There wasn't a path by the side of the road, so I balanced myself on the grass verge as eighteen-wheelers bombed past.  The earth was rough and pitted with litter; I kept imagining myself pitching to one side and falling in front of a truck.  Perhaps reaching out towards the fence on my fall, and managing to lacerate myself on the barbed wire.


By the time I reached Huncoat, I felt miserable and downbeat.  Passing an RSPCA rescue centre on the way didn't help - my concrete heart is always melted by the yelping of abandoned animals.  My mood had managed to plummet over the course of the afternoon, cracked by each successive town.  My ecstasies at Rishton seemed like a long time ago.

Huncoat's an old mining village; I passed a sign for the former colliery site, now given over to nature, but with stern warnings not to, you know, fall down a pit or something.  It's also the place where Diana "The Claw" Vickers grew up, which gives you an insight into why she was so keen to win The X-Factor.


I'd planned on doing a couple more stations before I went home, but I'd had enough.  I was tired and sad.  I didn't fancy moving onto another town that had seen better days.  I installed myself on a bench to wait for the train.

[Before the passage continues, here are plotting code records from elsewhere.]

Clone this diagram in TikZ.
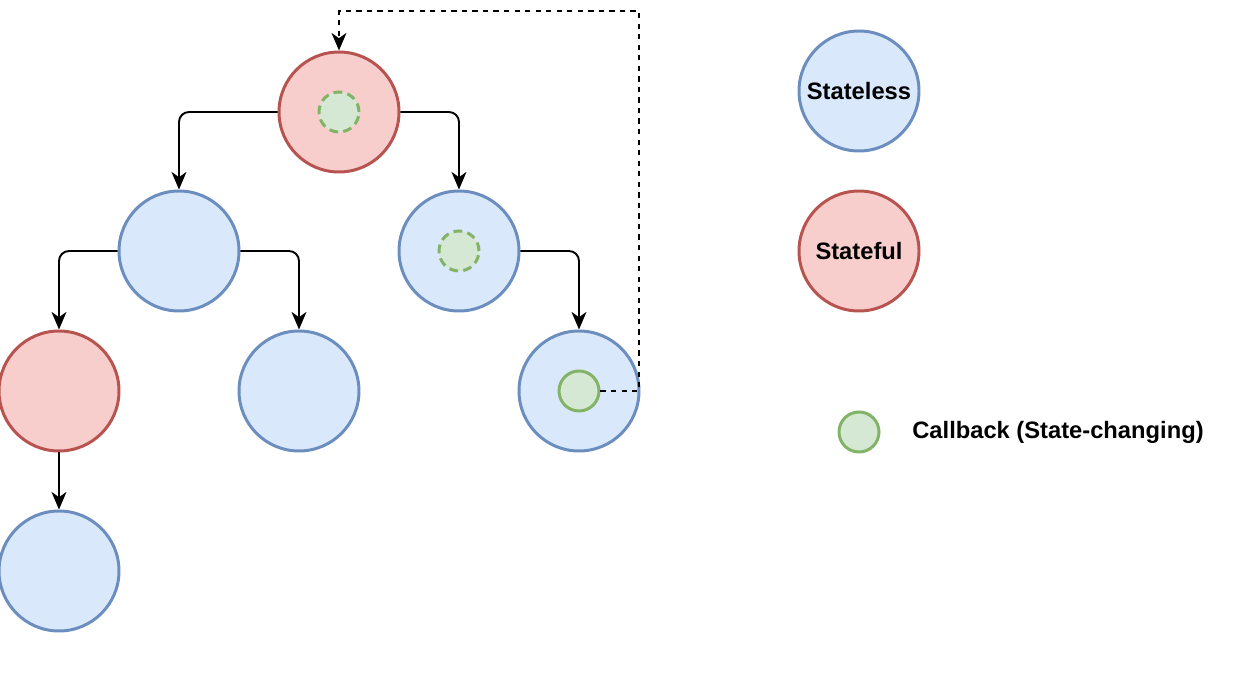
\documentclass[tikz,border=0pt]{standalone}
\usepackage{fontspec}
\setmainfont{Liberation Sans}
\usetikzlibrary{arrows.meta}
\definecolor{bluefill}{HTML}{DAE8FC}
\definecolor{blueline}{HTML}{6C8EBF}
\definecolor{redfill}{HTML}{F8CECC}
\definecolor{redline}{HTML}{B85450}
\definecolor{greenfill}{HTML}{D5E8D4}
\definecolor{greenline}{HTML}{82B366}
\tikzstyle{stateless} = [circle, minimum size=2.4cm, line width=1.7pt, draw=blueline, fill=bluefill, font=\fontsize{13.5}{16}\selectfont\bfseries]
\tikzstyle{stateful} = [circle, minimum size=2.4cm, line width=1.7pt, draw=redline, fill=redfill, font=\fontsize{13.5}{16}\selectfont\bfseries]
\tikzstyle{callback} = [circle, minimum size=0.8cm, line width=1.7pt, draw=greenline, fill=greenfill]
\tikzstyle{pending} = [callback, dash pattern=on 5pt off 3pt]
\tikzstyle{arrow} = [line width=1.1pt,->,>={Stealth[length=10pt,width=8.5pt,inset=3pt]}, rounded corners=0.2cm]
\tikzstyle{loop} = [line width=1.1pt,->,>={Stealth[length=10pt,width=8.5pt,inset=3pt]}, dash pattern=on 3pt off 3pt]

\begin{document}
\begin{tikzpicture}
    \useasboundingbox (0,0) rectangle (24.76,-13.52);
    \node [stateful] at (6.78,-2.24) (root) {};
    \node [stateless] at (3.58,-5.02) (left) {};
    \node [stateless] at (9.18,-5.02) (right) {};
    \node [stateful] at (1.18,-7.82) (leftleft) {};
    \node [stateless] at (5.98,-7.82) (leftright) {};
    \node [stateless] at (11.58,-7.82) (rightright) {};
    \node [stateless] at (1.18,-11.42) (leaf) {};
    \node [pending] at (root) (cbroot) {};
    \node [pending] at (right) (cbright) {};
    \node [callback] at (rightright) (cbleaf) {};
    \coordinate (looptop) at (12.78,-0.22);
    % legend
    \node [stateless] at (17.18,-1.82) (keyless) {Stateless};
    \node [stateful] at (17.18,-5.02) (keyful) {Stateful};
    \node [callback] at (17.18,-8.64) (keycb) {};
    \node [font=\fontsize{13.5}{16}\selectfont\bfseries] at (21.16,-8.64) (keytext) {Callback (State-changing)};
    \draw [arrow] (root.west) -| (left);
    \draw [arrow] (root.east) -| (right);
    \draw [arrow] (left.west) -| (leftleft);
    \draw [arrow] (left.east) -| (leftright);
    \draw [arrow] (right.east) -| (rightright);
    \draw [arrow] (leftleft) -- (leaf);
    \draw [loop] (cbleaf.east) -| (looptop) -| (root);
\end{tikzpicture}
\end{document}
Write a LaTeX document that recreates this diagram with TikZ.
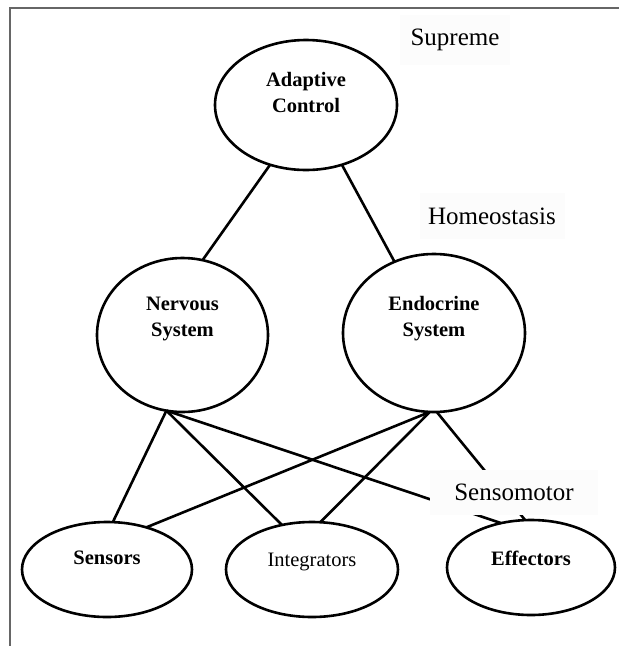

I love living at this end of the country.  I really do.  I don't regret spending nearly half my life the "wrong" side of Birmingham.  But my trip was reminding me that I was going to see a lot of poverty, a lot of unemployment and depression on my journeys.  This wasn't all going to be fun.


1 comment:

Jamie said...

Lancashire may be a depressed economic area, but there's plenty of work for graphic designers, judging by the number of logos the county council seems to have had.